In her work, Travaglia strives to create something unique. “I want to draw the viewer into my piece,” she says. “My hope is that when someone stands in front of my art, it reminds them of something. What that ‘something’ is may vary from person to person; it might be music, a human figure, blades of grass. What someone sees may not be images I intentionally placed there, but as long as my art touches them, influences them, forms a connection, then I have achieved what I wanted.”
The use of color is deeply personal to Travaglia. “Color signifies emotion. It affects people. I think a great deal about one color’s relationship to another.
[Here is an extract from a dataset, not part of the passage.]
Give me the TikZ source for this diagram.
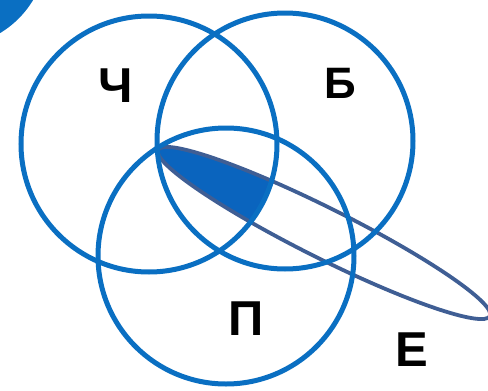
\documentclass[tikz,border=0pt]{standalone}
\usepackage{fontspec}
\setmainfont{Liberation Sans}
\usepackage{tikz}
\definecolor{ringblue}{HTML}{0A6FC2}
\definecolor{leafline}{HTML}{3F5E94}
\definecolor{leafblue}{HTML}{0A64BE}

\begin{document}
\begin{tikzpicture}[
  x=1pt,y=-1pt,
  ring/.style={draw=ringblue,line width=5pt},
  leaf/.style={draw=leafline,line width=3.8pt,rotate around={-26.6:(324,233)}},
  lbl/.style={font=\fontsize{49}{49}\selectfont\bfseries,inner sep=0pt}
]
\useasboundingbox (0,0) rectangle (488,391);
\clip (0,0) rectangle (488,391);
% circle centres
\coordinate (cCh) at (149,144);
\coordinate (cB) at (285,141);
\coordinate (cP) at (226,256);
\coordinate (cE) at (324,233);
% corner blob
\fill[ringblue] (-50,-50) circle (97pt);
% shaded part of the leaf
\begin{scope}
  \clip (cCh) circle (128pt);
  \clip (cB) circle (128pt);
  \clip (cP) circle (128pt);
  \fill[leafblue,rotate around={-26.6:(324,233)}] (cE) ellipse (185.6pt and 25pt);
\end{scope}
\draw[leaf] (cE) ellipse (185.6pt and 25pt);
\draw[ring] (cCh) circle (128pt);
\draw[ring] (cB) circle (128pt);
\draw[ring] (cP) circle (128pt);
% labels
\node[lbl] (lblCh) at (116,86) {Ч};
\node[lbl,font=\fontsize{44}{44}\selectfont\bfseries] (lblB) at (340,83) {Б};
\node[lbl] (lblP) at (246,319) {П};
\node[lbl] (lblE) at (412,350) {Е};
\end{tikzpicture}
\end{document}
It is completely intuitive.” Her color palette has changed over time. “Initially, I worked almost exclusively with antique blown glass which was then rolled,” she says. “I used a lot of neutrals and limited the number of colors I placed in a piece. I loved the movement that this approach created. However, I’m now changing the way I create movement. I used to do it primarily with line, but now I’m working with different types of glass. I’m buying sheets of glass and using lots of specially patterned pieces to create movement, so there is more color. It’s as close as you can get to painting with glass without actually doing so.”
Even more exciting are her forays into new techniques that will take her art into ever more diverse directions. She recently created her first glass piece that was permanently mounted on an LED light box and wall hung, like a painting. “That approach opened up a whole new creative spectrum,” she says. “I find that I’m eager to explore again. I’ve signed up for several classes. I want to learn new techniques that will allow me to glue more as opposed to soldering and foiling. This will allow me to achieve greater low relief; low relief takes the piece to a place where the glass is not just two-dimensional but has physical depth. You can work with thicker pieces of glass because of the change in technique. I’m also looking into fusing and slumping, an art form where you shape melting glass over a form in a kiln to get the desired effect. I’m eager to experiment with photo transfer and painting on glass—not to create an image, but to create line. My mind is bursting with ideas.”
When Travaglia first married and moved to Maine, she set up a studio. However, life kept pulling her away from her art. She and her husband bought a home and concerns about finances led her to work in a Boston showroom for a furniture manufacturer. Long days and long commutes made studio time hard to find. Then her husband, a popular landscape designer and contractor, needed help with his growing business. Travaglia agreed to take that on, thinking she could work close to home part-time and spend the rest of the time in her studio. “It just was not possible,” she says with a laugh. “Managing the business was a full-time commitment and required a totally different mindset. Even when I had free time I found it difficult to switch from a very organized, precise business mode to my creative side where I need to let things flow.”
Today, Travaglia has embarked on a new life, one where her art has free reign. Divorced and no longer affiliated with the landscaping business, she works from a studio in Rollinsford, New Hampshire, and is eager to see where her new life as an artist leads. “I’ve had several showings and am starting to work on commission. It’s something I’ve rarely done before, so it’s a learning process, but I’m enjoying it. Art has always been the foundation of my life, and like life, I am seeing endless possibilities.”